**Data supplied:**

=======

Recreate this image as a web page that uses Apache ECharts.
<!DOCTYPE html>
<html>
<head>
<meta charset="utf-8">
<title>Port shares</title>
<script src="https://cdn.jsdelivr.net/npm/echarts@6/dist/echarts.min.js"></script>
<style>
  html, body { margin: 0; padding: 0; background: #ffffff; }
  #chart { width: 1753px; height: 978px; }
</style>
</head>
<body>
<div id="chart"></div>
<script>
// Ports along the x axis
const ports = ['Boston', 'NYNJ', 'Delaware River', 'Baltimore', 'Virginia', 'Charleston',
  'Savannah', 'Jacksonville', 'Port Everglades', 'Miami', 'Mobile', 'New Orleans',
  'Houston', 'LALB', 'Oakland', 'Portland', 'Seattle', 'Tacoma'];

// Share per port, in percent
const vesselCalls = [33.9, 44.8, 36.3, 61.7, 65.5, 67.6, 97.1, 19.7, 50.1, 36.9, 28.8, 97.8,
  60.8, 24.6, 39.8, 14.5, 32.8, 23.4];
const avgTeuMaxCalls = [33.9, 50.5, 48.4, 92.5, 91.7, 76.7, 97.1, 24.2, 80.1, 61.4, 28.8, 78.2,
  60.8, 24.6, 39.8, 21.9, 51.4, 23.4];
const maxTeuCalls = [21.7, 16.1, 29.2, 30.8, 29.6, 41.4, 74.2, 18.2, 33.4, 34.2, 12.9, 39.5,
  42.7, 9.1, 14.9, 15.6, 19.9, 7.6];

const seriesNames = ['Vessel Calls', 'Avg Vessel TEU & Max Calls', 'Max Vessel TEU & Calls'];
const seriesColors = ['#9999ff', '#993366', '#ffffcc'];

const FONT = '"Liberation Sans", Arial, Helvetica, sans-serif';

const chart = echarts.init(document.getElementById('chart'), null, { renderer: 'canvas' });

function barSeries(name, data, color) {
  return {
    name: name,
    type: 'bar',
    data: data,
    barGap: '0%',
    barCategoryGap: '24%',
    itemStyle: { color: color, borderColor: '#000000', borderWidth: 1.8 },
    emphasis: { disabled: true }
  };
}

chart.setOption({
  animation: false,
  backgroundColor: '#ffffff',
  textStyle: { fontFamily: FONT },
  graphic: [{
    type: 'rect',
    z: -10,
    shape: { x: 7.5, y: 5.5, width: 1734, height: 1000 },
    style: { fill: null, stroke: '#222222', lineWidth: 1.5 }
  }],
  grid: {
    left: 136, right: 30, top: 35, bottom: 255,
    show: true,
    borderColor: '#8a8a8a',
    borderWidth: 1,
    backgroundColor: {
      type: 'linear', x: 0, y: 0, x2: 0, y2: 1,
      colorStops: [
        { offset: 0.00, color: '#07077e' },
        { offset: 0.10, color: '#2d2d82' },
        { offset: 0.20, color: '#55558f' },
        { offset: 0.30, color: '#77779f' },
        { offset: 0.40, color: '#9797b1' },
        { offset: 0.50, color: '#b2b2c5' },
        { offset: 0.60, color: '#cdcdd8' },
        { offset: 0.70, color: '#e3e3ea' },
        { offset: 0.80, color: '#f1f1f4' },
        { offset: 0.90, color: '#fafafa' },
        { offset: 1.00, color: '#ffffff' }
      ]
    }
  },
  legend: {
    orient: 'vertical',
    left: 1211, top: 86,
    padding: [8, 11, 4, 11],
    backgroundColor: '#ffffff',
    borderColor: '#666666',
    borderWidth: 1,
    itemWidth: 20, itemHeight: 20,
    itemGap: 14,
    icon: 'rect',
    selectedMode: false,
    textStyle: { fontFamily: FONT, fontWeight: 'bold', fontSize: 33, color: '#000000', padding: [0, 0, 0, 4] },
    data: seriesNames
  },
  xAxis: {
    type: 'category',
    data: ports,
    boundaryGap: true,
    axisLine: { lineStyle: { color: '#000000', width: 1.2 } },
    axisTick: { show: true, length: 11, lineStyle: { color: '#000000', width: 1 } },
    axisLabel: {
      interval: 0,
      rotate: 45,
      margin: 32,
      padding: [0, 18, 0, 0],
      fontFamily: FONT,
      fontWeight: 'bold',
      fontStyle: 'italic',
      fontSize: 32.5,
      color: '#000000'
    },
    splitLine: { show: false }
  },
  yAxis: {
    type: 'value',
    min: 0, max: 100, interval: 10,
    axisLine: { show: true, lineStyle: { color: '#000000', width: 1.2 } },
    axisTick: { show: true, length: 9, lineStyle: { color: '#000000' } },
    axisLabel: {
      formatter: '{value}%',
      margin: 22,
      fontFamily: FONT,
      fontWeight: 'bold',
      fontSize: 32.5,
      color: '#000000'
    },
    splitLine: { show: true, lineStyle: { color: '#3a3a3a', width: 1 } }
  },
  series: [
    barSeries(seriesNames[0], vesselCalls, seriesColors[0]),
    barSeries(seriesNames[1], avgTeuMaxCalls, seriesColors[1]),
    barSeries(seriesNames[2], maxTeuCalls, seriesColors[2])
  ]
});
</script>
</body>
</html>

=======

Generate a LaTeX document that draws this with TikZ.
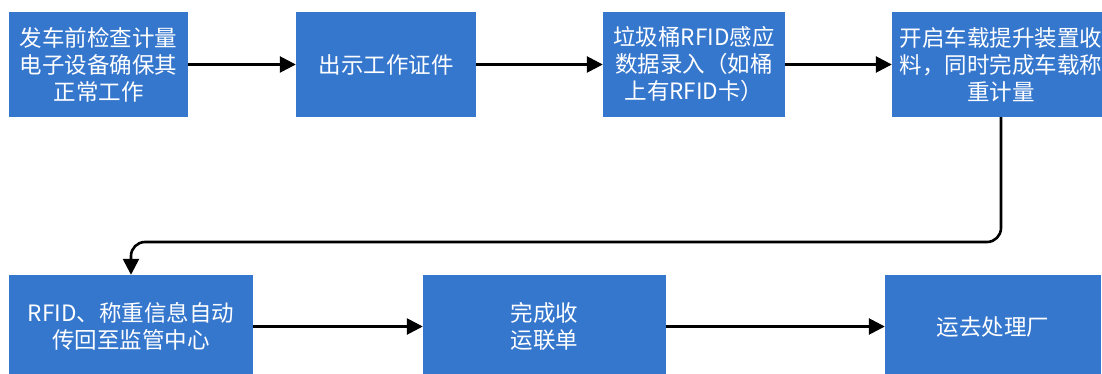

=======

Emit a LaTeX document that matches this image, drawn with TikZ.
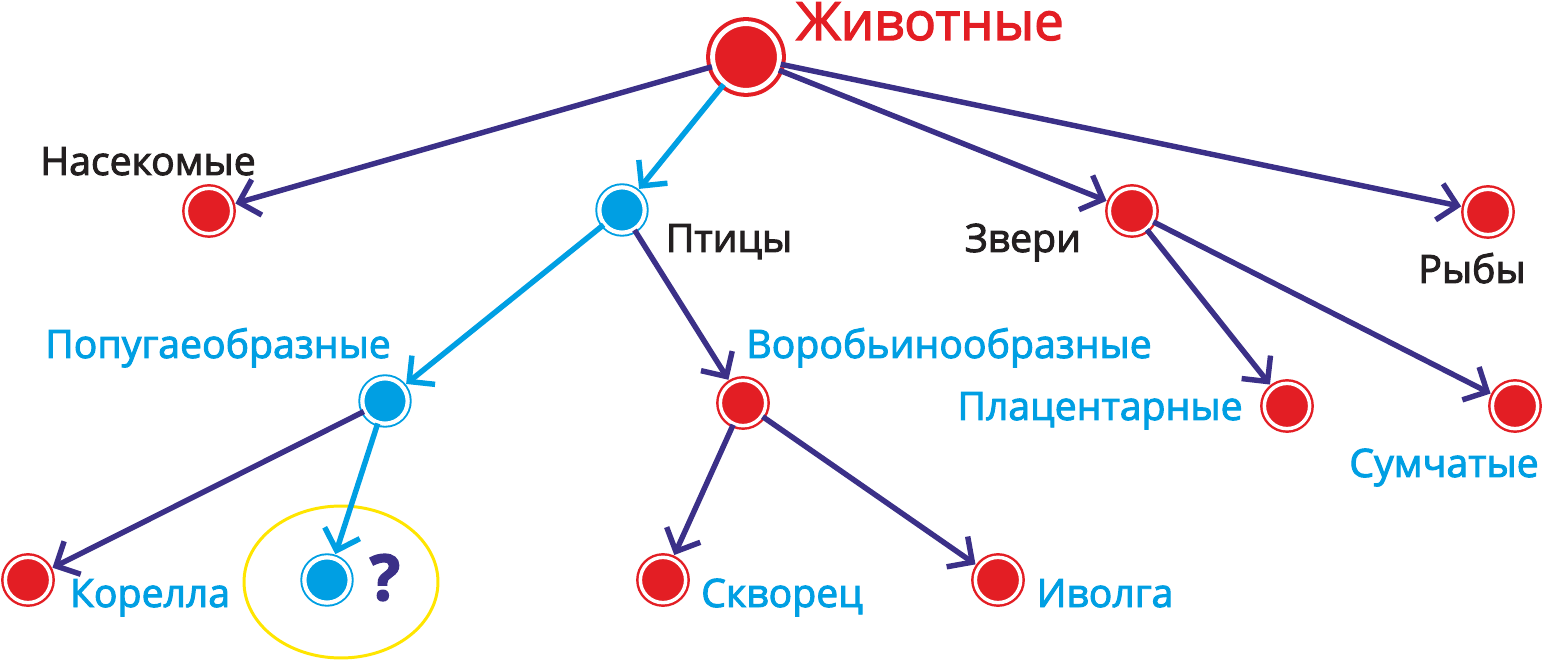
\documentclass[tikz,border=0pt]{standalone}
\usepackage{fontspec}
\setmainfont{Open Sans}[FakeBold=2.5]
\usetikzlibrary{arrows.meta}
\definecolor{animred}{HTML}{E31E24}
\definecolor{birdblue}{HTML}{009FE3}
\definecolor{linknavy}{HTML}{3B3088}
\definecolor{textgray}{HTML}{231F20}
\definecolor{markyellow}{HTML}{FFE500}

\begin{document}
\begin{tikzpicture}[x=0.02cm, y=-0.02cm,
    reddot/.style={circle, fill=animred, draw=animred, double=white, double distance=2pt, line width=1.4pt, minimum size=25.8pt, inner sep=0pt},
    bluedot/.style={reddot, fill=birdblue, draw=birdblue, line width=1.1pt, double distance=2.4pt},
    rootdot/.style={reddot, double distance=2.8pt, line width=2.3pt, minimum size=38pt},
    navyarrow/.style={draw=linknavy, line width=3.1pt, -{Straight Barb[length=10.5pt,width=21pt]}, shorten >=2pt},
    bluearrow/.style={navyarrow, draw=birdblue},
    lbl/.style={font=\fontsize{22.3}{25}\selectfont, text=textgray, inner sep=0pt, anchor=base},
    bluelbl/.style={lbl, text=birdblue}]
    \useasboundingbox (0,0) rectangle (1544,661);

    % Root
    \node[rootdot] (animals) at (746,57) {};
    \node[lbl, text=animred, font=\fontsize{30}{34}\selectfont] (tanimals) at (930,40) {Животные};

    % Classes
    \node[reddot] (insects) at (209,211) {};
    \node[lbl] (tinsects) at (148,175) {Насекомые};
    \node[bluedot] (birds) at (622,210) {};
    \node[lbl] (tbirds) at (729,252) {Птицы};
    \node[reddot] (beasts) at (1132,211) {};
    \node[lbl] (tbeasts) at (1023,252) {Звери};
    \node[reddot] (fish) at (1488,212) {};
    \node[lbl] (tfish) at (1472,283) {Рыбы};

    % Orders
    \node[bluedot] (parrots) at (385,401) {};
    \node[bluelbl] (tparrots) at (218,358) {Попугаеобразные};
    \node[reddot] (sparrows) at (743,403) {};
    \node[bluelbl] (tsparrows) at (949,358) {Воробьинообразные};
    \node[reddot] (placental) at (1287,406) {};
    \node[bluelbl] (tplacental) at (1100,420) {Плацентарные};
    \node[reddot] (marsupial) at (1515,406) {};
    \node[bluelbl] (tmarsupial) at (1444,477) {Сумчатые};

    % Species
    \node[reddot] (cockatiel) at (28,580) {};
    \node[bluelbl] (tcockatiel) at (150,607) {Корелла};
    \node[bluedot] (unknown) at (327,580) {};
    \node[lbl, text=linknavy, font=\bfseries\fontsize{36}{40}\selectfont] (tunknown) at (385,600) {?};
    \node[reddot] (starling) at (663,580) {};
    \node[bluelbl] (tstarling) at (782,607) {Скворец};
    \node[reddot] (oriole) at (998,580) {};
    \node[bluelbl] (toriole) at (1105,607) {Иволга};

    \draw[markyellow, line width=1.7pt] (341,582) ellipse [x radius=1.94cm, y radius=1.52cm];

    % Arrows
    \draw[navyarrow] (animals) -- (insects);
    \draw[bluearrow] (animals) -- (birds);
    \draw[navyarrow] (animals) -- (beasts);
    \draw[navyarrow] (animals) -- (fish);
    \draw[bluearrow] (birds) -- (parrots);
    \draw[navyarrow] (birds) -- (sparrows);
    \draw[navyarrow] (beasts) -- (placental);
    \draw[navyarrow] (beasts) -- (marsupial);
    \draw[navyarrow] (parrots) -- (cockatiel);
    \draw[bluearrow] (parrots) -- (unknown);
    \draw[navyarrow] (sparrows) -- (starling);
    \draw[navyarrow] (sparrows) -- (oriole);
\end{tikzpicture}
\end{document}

=======

**Exercise requirements:** Lines containing the string "that" are to be selected and copied.

**Exercise solution:**
Recreate this image as a web page that uses Apache ECharts.
Generate a LaTeX document that draws this with TikZ.
Emit a LaTeX document that matches this image, drawn with TikZ.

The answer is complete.